Still, money is not the whole story, because New Zealand has always been expensive, awkward and logistically annoying. The sharper problem is what disappears when only the very small and the very large can survive. Tiny rooms will keep doing the work they have always done, usually on bad margins and worse ventilation, while the big promoters will keep bringing in the international acts with the budget, scale and machinery to make a show feel inevitable. What gets squeezed is the messy middle: the festival, the stage, the room, the weekend, the place where a local artist can stop being “promising” for half an hour and actually look like they belong to the wider culture.
That middle matters because scenes need places to cross-contaminate.
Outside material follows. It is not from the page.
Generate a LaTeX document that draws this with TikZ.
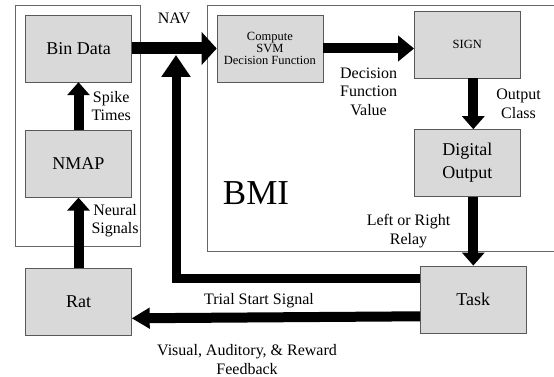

A producer who usually plays to a dark room of people who already know the references needs to end up in front of someone who came for something else. A band needs a stage that makes the work feel less like a hobby and more like a future. A crowd needs to be surprised before the algorithm tells them the surprise was already popular. This is how culture gets bigger without being flattened, and it is very hard to recreate once the infrastructure starts disappearing.
Splore was especially useful because it never felt completely tidy, which is a compliment. Its own site describes it as a three-day music and arts festival set at Tāpapakanga Regional Park, a boutique spectacle of performance, costumes and people bringing a suspicious amount of sincerity to a beachside party, and while that can sound like festival copy, it also points to why people cared. It gave New Zealand a place where ridiculousness and taste could sit together without anyone needing to apologise for either.
The danger now is that we mistake the loss of festivals for the loss of demand, when it may be closer to a failure of the model. People still want to gather. They still want music that feels physical, rooms that feel alive, nights that do not arrive pre-chewed by the internet, and local artists who can be experienced as something more than a name on a streaming platform. The demand is there, but demand alone does not build a stage, pay the crew or carry the financial risk when the weather turns and ticket sales stall.
This is where the next interesting story sits. Not in another obituary for Splore, and not in pretending the past can be rebuilt with a slightly cheaper bar tab and more optimistic sponsorship deck, but in finding the people trying to build the next version of the middle. Maybe it is smaller, more regional, less dependent on one giant weekend, more artist-led, less polished, more regular, more stubborn. Maybe it does not look like a festival at all, which might be the most promising thing about it.
The person worth watching now is the promoter still booking rooms when the numbers look stupid, the artist trying to build a crowd without waiting for a festival slot, the collective making a night feel important on no money, and the organiser who understands that culture does not just appear because a city calls itself creative. Splore is gone, but the gap it leaves is not nostalgia. It is a live problem, and the next person to solve even part of it will tell us a lot about what New Zealand music actually needs.